(Charts and diagrams as code)

++++++++++++++++++++

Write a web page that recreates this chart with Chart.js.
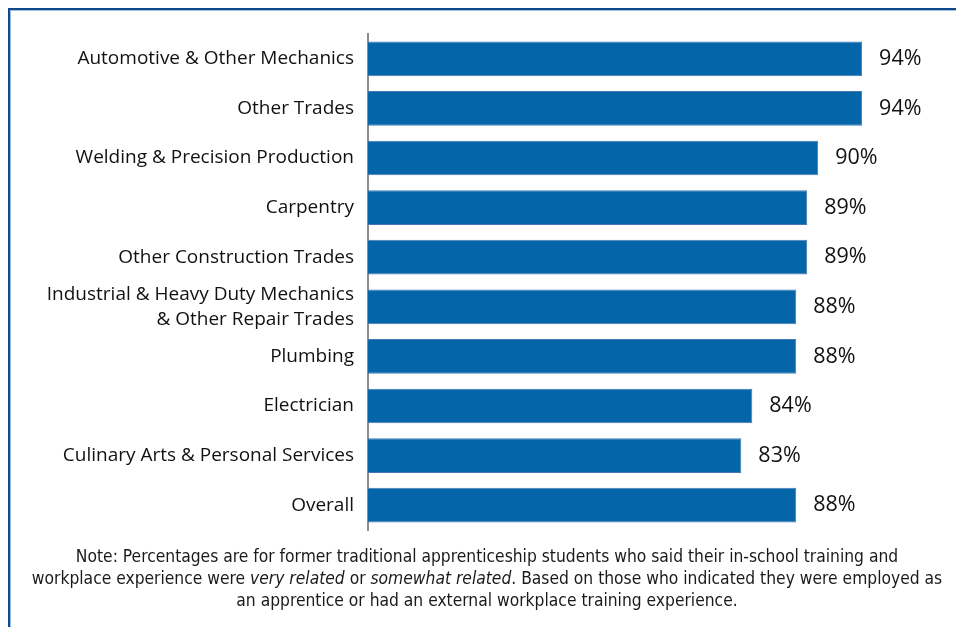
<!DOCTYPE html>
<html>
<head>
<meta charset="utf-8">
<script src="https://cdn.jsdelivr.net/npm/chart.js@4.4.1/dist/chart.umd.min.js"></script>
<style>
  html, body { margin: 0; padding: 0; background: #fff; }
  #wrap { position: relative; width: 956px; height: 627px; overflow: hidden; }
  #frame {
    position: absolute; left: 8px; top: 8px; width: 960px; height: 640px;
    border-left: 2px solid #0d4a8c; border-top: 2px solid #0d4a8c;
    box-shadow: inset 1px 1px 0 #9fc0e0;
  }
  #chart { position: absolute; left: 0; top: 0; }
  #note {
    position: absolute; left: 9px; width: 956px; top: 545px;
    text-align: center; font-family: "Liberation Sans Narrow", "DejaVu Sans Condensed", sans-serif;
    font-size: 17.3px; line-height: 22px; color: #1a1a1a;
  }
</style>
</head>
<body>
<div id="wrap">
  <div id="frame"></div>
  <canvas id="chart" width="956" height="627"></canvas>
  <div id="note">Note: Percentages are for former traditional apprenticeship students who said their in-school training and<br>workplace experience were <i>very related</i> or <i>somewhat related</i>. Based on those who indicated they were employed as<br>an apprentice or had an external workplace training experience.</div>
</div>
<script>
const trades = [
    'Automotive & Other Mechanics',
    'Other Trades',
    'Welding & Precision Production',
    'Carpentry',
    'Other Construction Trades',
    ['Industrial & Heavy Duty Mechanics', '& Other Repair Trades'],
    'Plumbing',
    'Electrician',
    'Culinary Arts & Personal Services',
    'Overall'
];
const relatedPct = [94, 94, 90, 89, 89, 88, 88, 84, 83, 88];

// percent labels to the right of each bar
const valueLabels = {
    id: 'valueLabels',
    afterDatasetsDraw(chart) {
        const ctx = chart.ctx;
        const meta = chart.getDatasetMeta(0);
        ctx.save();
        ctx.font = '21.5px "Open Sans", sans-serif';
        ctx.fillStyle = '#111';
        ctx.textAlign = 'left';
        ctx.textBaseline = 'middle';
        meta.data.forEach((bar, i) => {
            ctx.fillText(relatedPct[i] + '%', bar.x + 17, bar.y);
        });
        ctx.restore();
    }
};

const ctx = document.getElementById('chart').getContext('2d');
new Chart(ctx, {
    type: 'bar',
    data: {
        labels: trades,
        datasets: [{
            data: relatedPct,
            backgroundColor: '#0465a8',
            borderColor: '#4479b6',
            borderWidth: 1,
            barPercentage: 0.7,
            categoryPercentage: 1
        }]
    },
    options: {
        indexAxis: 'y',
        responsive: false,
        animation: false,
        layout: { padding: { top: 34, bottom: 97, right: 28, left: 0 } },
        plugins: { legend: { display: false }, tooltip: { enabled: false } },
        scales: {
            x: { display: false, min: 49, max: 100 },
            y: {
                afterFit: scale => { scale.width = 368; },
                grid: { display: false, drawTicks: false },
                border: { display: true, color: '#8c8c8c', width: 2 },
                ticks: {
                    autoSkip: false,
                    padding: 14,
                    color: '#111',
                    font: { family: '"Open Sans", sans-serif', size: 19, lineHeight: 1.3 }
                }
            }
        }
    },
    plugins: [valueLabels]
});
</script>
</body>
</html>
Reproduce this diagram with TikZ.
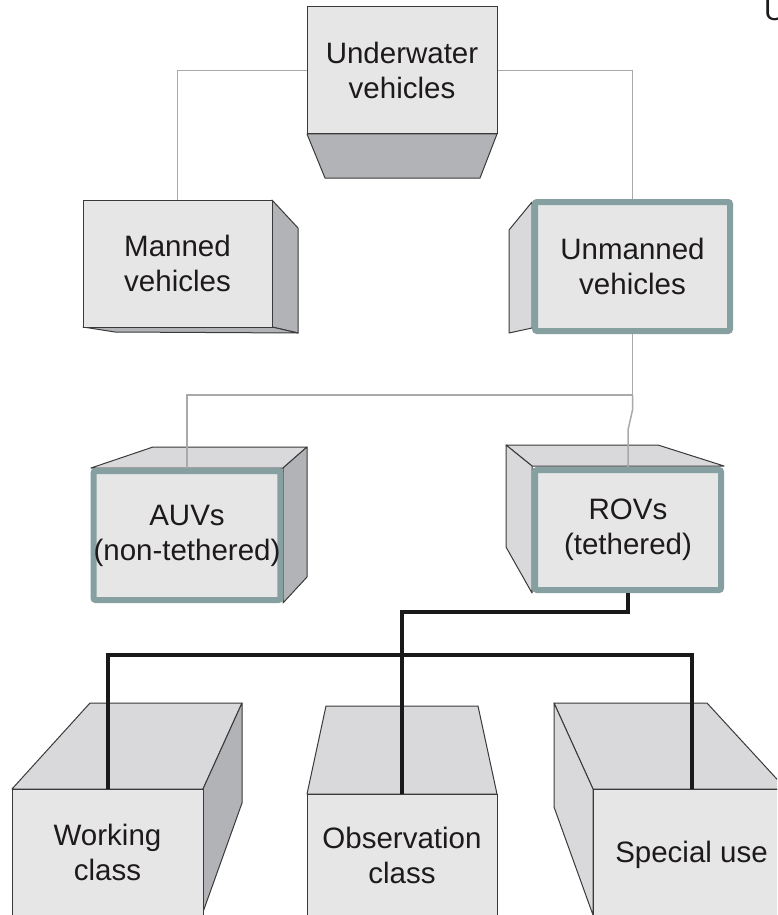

++++++++++++++++++++

- **WHAT IS BEING ASKED**:
Transcribe, from the records above, the first line and every line after it up to and including the line with "84, 83, 88];"; omit pictures.

- **ANSWER**:
Write a web page that recreates this chart with Chart.js.
<!DOCTYPE html>
<html>
<head>
<meta charset="utf-8">
<script src="https://cdn.jsdelivr.net/npm/chart.js@4.4.1/dist/chart.umd.min.js"></script>
<style>
  html, body { margin: 0; padding: 0; background: #fff; }
  #wrap { position: relative; width: 956px; height: 627px; overflow: hidden; }
  #frame {
    position: absolute; left: 8px; top: 8px; width: 960px; height: 640px;
    border-left: 2px solid #0d4a8c; border-top: 2px solid #0d4a8c;
    box-shadow: inset 1px 1px 0 #9fc0e0;
  }
  #chart { position: absolute; left: 0; top: 0; }
  #note {
    position: absolute; left: 9px; width: 956px; top: 545px;
    text-align: center; font-family: "Liberation Sans Narrow", "DejaVu Sans Condensed", sans-serif;
    font-size: 17.3px; line-height: 22px; color: #1a1a1a;
  }
</style>
</head>
<body>
<div id="wrap">
  <div id="frame"></div>
  <canvas id="chart" width="956" height="627"></canvas>
  <div id="note">Note: Percentages are for former traditional apprenticeship students who said their in-school training and<br>workplace experience were <i>very related</i> or <i>somewhat related</i>. Based on those who indicated they were employed as<br>an apprentice or had an external workplace training experience.</div>
</div>
<script>
const trades = [
    'Automotive & Other Mechanics',
    'Other Trades',
    'Welding & Precision Production',
    'Carpentry',
    'Other Construction Trades',
    ['Industrial & Heavy Duty Mechanics', '& Other Repair Trades'],
    'Plumbing',
    'Electrician',
    'Culinary Arts & Personal Services',
    'Overall'
];
const relatedPct = [94, 94, 90, 89, 89, 88, 88, 84, 83, 88];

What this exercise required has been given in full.